Roberta Heale, Associate Editor EBN @robertaheale @EBNursingBMJ
Here we go again. Influenza vaccines are now available at my clinic. The queues to receive it start on one side. On the other side, the rest of the patients either avoid the discussion completely or vehemently oppose getting it. Now, don’t get me wrong. I welcome and encourage discussions with my patients about evidence in the decision to accept any treatment. My concern over the years is that many people who strongly oppose the influenza vaccine are not making their decision from evidence. Things I say over and over again during flu season:
“No, the flu shot doesn’t give you the flu. You might have a sore arm, mild achiness or mild fever afterward, which lasts a day or two and is very much less than the flu itself”….”The flu makes you very, very sick. You may have to be hospitalized. Some people die from the flu. Having the flu shot can protect you and those you love from getting the flu”…”No, it doesn’t protect 100%. It’s made from the best estimate about what the flu strain will be this year. It might not give you 100% protection, but can help to lessen the flu if you do get it.”…. “Yes, it’s safe for children, pregnant women, and a really good idea for both those groups of people along with high risk people like those with chronic conditions”…”there are some serious side effects, but they are very rare and we are equipped at the clinic to deal with them”….” https://www.cdc.gov/flu/about/qa/misconceptions.htm
Here are just a few of the commentaries included in EBN and BMJ over the years specific to influenza and the immunization.

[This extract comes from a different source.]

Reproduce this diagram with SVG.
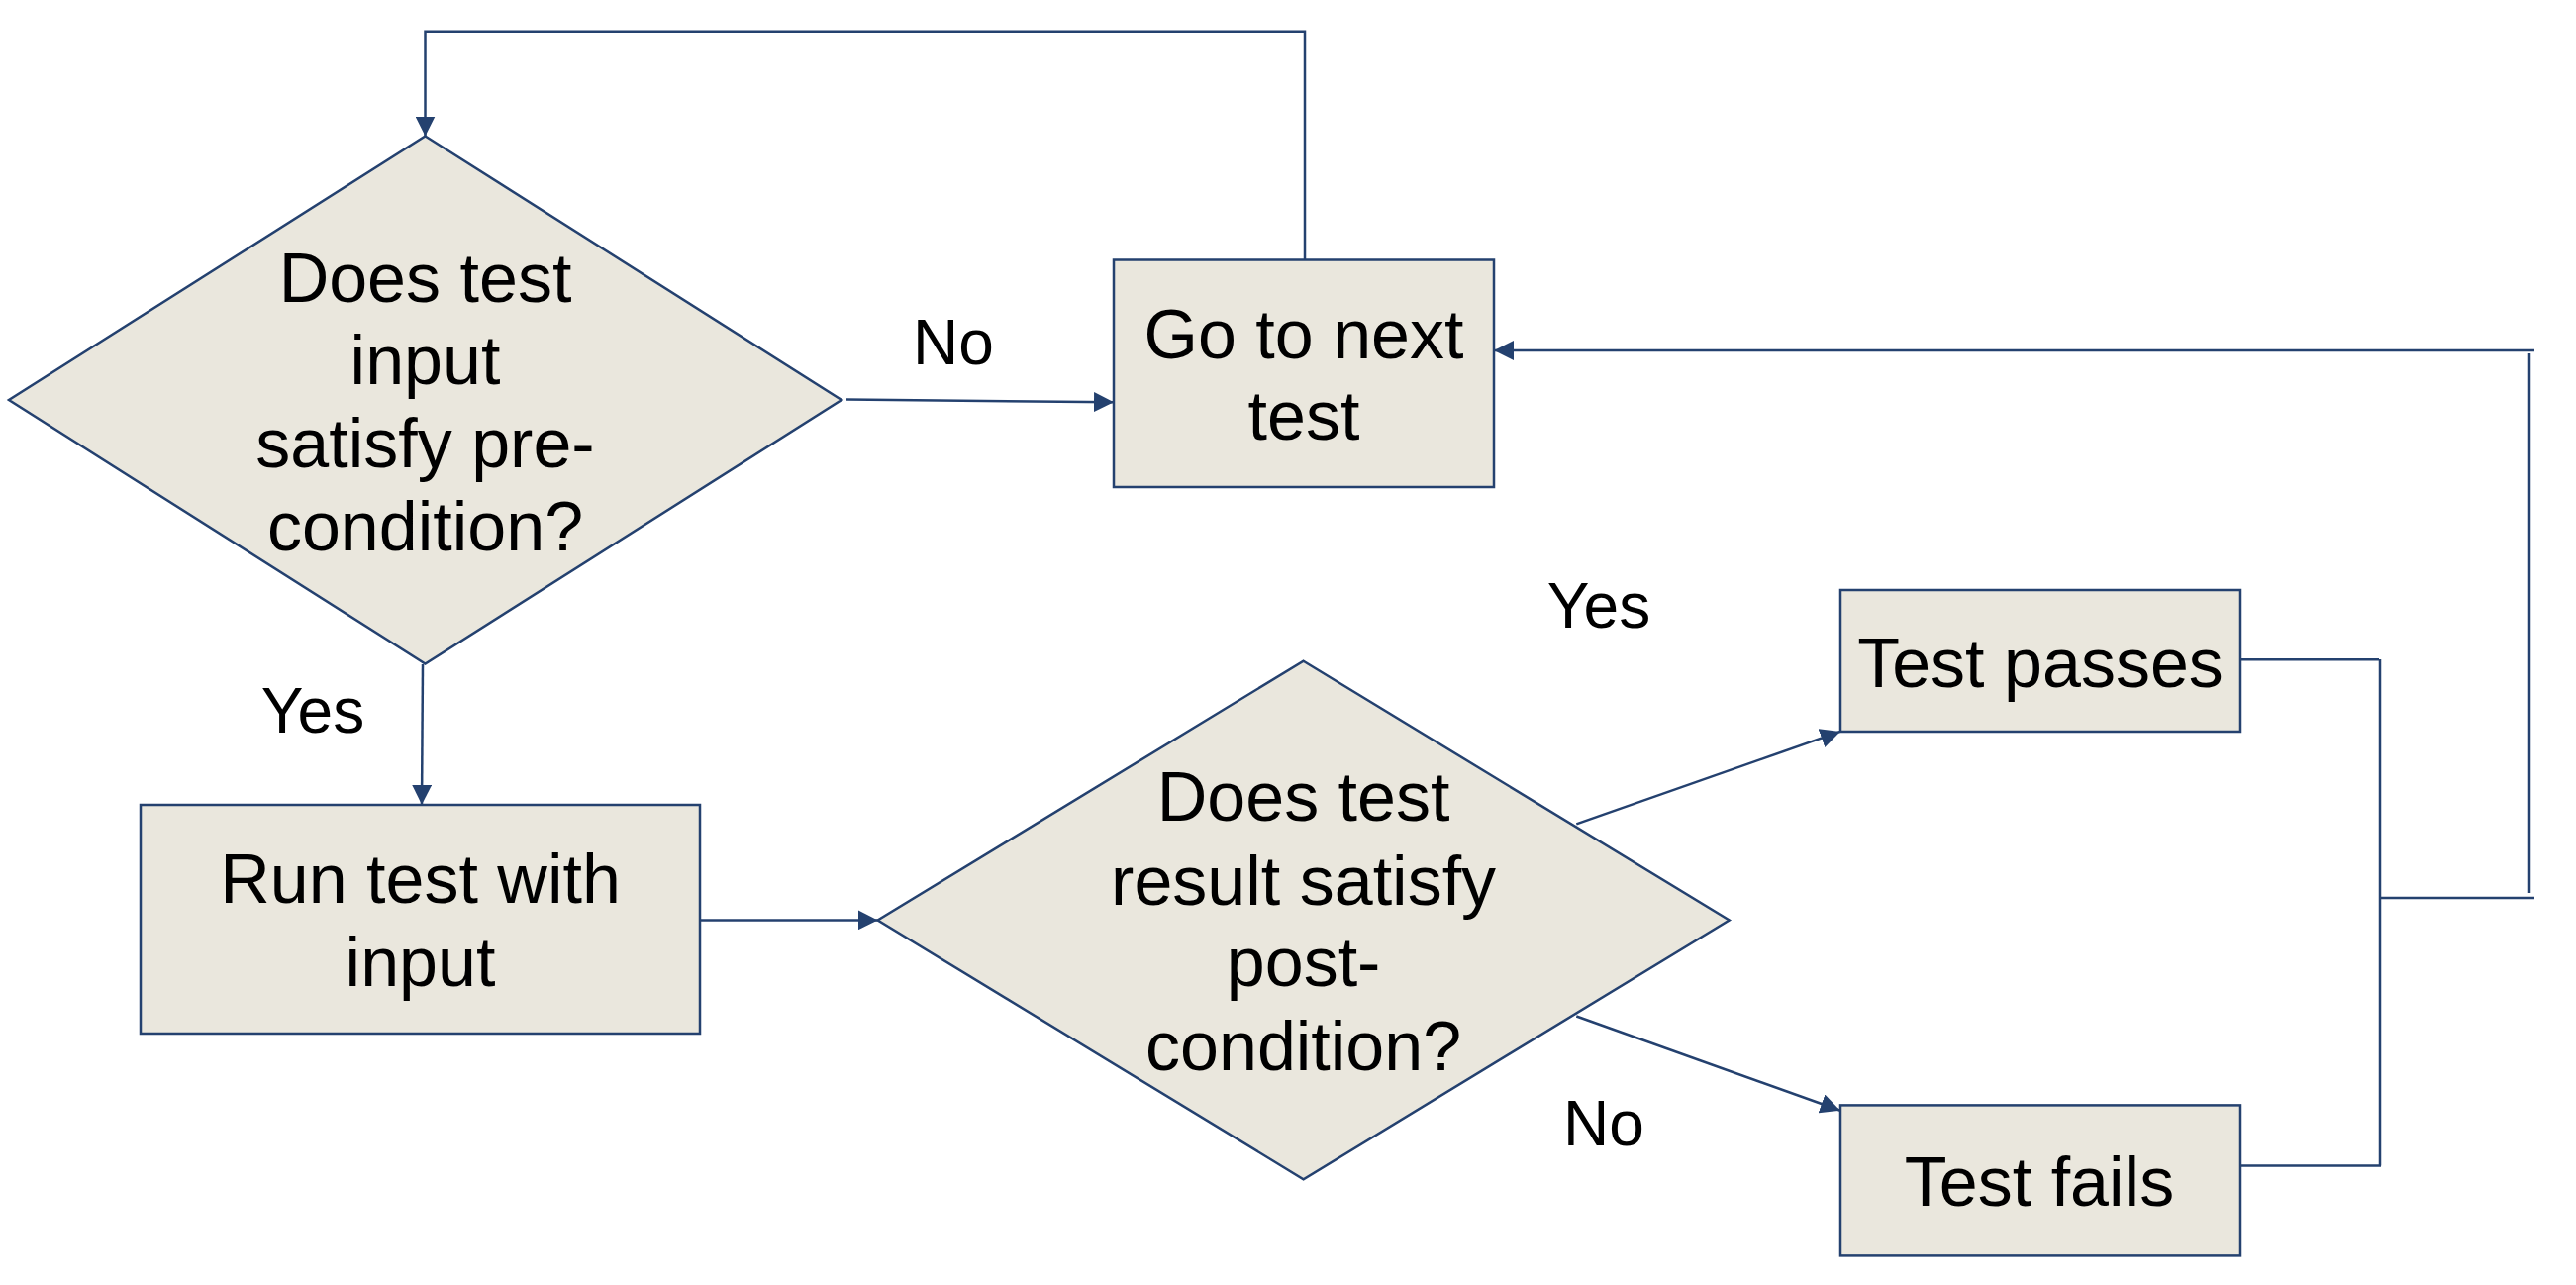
<svg xmlns="http://www.w3.org/2000/svg" width="2602" height="1298" viewBox="0 0 2602 1298">
<style>
.shape{fill:#EAE7DD;stroke:#24416F;stroke-width:2.5}
.conn{fill:none;stroke:#24416F;stroke-width:2.5}
text{font-family:"Liberation Sans",Arial,sans-serif;font-size:70px;fill:#000;text-anchor:middle}
.lbl{font-size:64px}
</style>
<defs>
<marker id="arr" markerUnits="userSpaceOnUse" markerWidth="20" markerHeight="20" refX="20" refY="10" orient="auto">
<path d="M0,0 L20,10 L0,20 Z" fill="#24416F"/>
</marker>
</defs>
<rect width="2602" height="1298" fill="#FFFFFF"/>
<g id="connectors">
<path class="conn" d="M1318,262.5 V31.7 H429.5 V137.5" marker-end="url(#arr)"/>
<path class="conn" d="M855,403.6 L1125,406.3" marker-end="url(#arr)"/>
<path class="conn" d="M427,671 L426,812.8" marker-end="url(#arr)"/>
<path class="conn" d="M707,929.4 L886.6,929.4" marker-end="url(#arr)"/>
<path class="conn" d="M1592.3,832.4 L1858.8,738.9" marker-end="url(#arr)"/>
<path class="conn" d="M1592.3,1026.5 L1858.8,1121.7" marker-end="url(#arr)"/>
<path class="conn" d="M2263,666.3 H2403 M2404,666 V1177.4 M2263,1177.4 H2405"/>
<path class="conn" d="M2405,907 H2560 M2555,902 V357"/>
<path class="conn" d="M2560,354 H1509" marker-end="url(#arr)"/>
</g>
<g id="decision1">
<polygon class="shape" points="429.5,137.5 850,404 429.5,670.5 9,404"/>
<text x="429.5" y="305">Does test</text>
<text x="429.5" y="388">input</text>
<text x="429.5" y="472">satisfy pre-</text>
<text x="429.5" y="556">condition?</text>
</g>
<g id="next-test">
<rect class="shape" x="1125" y="262.5" width="384" height="229.5"/>
<text x="1317" y="361.6">Go to next</text>
<text x="1317" y="444">test</text>
</g>
<g id="run-test">
<rect class="shape" x="142" y="813" width="565" height="231"/>
<text x="424.5" y="911.6">Run test with</text>
<text x="424.5" y="996">input</text>
</g>
<g id="decision2">
<polygon class="shape" points="1316.6,667.7 1746.7,929.5 1316.6,1191.2 886.6,929.5"/>
<text x="1316.6" y="829">Does test</text>
<text x="1316.6" y="913.8">result satisfy</text>
<text x="1316.6" y="996">post-</text>
<text x="1316.6" y="1080.8">condition?</text>
</g>
<g id="test-passes">
<rect class="shape" x="1859" y="596" width="404" height="143"/>
<text x="2061" y="693.5">Test passes</text>
</g>
<g id="test-fails">
<rect class="shape" x="1859" y="1116.4" width="404" height="152"/>
<text x="2060" y="1218">Test fails</text>
</g>
<g id="labels">
<text class="lbl" x="963" y="368">No</text>
<text class="lbl" x="1615" y="634">Yes</text>
<text class="lbl" x="316" y="740">Yes</text>
<text class="lbl" x="1620" y="1157">No</text>
</g>
</svg>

Review: vaccines prevent influenza and influenza-like illness in healthy children <16 years of age http://ebn.bmj.com/content/9/4/107
Increased city-level influenza mortality and state-level influenza severity is associated with greater functional decline among nursing home residents http://ebn.bmj.com/content/16/4/122
Review: vaccination reduces the incidence of serologically confirmed influenza in healthy adults http://ebn.bmj.com/content/8/2/47
Inactivated influenza vaccine in first trimester does not appear to increase risk of birth defects.http://ebn.bmj.com/content/20/4/107
Inactivated influenza vaccine is safe for children and adults with stable asthma http://ebn.bmj.com/content/5/3/77
School closures and influenza: systematic review of epidemiological studies. http://bmjopen.bmj.com/content/3/2/e002149
I’m always concerned for patients who don’t get the flu shot and this year is particularly concerning. Every year the flu virus mutates and the severity of the flu each year fluctuates. This year looks like it’s going to be a bad one, based on the data arising from Australia and Southern Asia, where the virus activity begins. In fact, countries in the Northern hemisphere are bracing for what might be the worst flu season ever.
There will always be people who decline the jab and I respect the decision of these people. However, the reality in healthcare is that as we brace for the onslaught of people wanting the flu shot we also prepare to care for the people who get the flu. Fingers crossed that this season won’t be as bad as predicted.